Ochre comes from soft varieties of iron oxide minerals (such as haematite - a fine-grained iron oxide which produces a strong red colour with a purple tint) and from rocks containing ferric oxide. Haematite soaks into the rock face and therefore lasts the longest.
Red: haematite, .an iron-rich rock
Yellow/orange: limonite and goethite.
Red/yellow/orange: ochre, an iron-stained clay that can be made darker by baking it in a fire before grinding.
White: kaolin (pipe clay) and huntite.
Black: manganese oxide and charcoal, although charcoal is not a mineral and does not last long.

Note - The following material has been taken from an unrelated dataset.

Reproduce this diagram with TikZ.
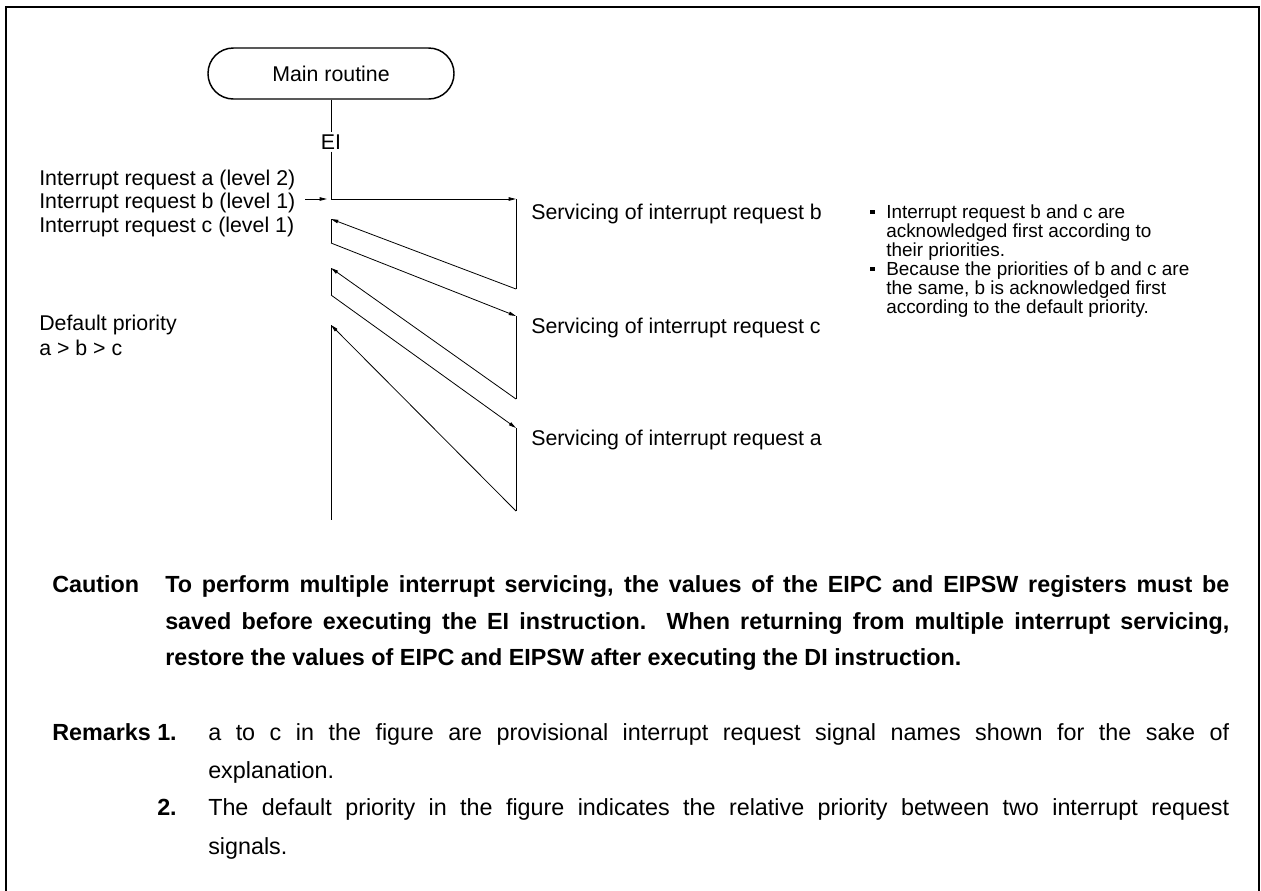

Dynamic art considered older than the x-ray art We were told that These hunters hold magpie geese fans thereby dating the art as post 6,000 years. - Anbangbang Art site in Burrungguy, Nourlangie Rock.
No inscription for this figure!
Namondjok, a Creation Ancestor, with underneath him Barrginj, his wife, and to his right Namarrgon, the Lightning Man, responsible for the violent lightning storms that occur every wet season. At the bottom is a large group of men and women with elaborate ceremonial headdresses. These Spirit figures were repainted between 1962 and 1964, the last major rock painting at the Anbangbang Art site in Nourlangie Rock.
There is no inscription as to what these figures represent – but interesting!
Winds of change – Ships like this one were seen in the area between 1880 and 1950 when they brought supplies to buffalo hunting camps on the flood plains of the Alligator Rivers, and returned to Darwin with hides. – at Nawurlandja Art Site, Nourlangie
Rock Art site in Arnhem Land - photo from press article in The Age National 7 March 2009
The artist reveals his fascination with a four-legged animal that lifts its tail to urinate, has knee and chest guards and has a weird-looking figure sitting on its back.
Leichhardt's horses had knee and chest guards to protect them as they passed through bush from Queensland to the then small community of Port Essington, near Darwin, in 1845.
Experts say the painting is among a remarkable gallery of hundreds in the area that show how Aborigines lived for 50,000 years, representing the world's longest continuing art tradition, pre-dating Europe's earliest known artwork by thousands of years.
The paintings are in an area so inaccessible that few non-Aboriginal people have ever seen them.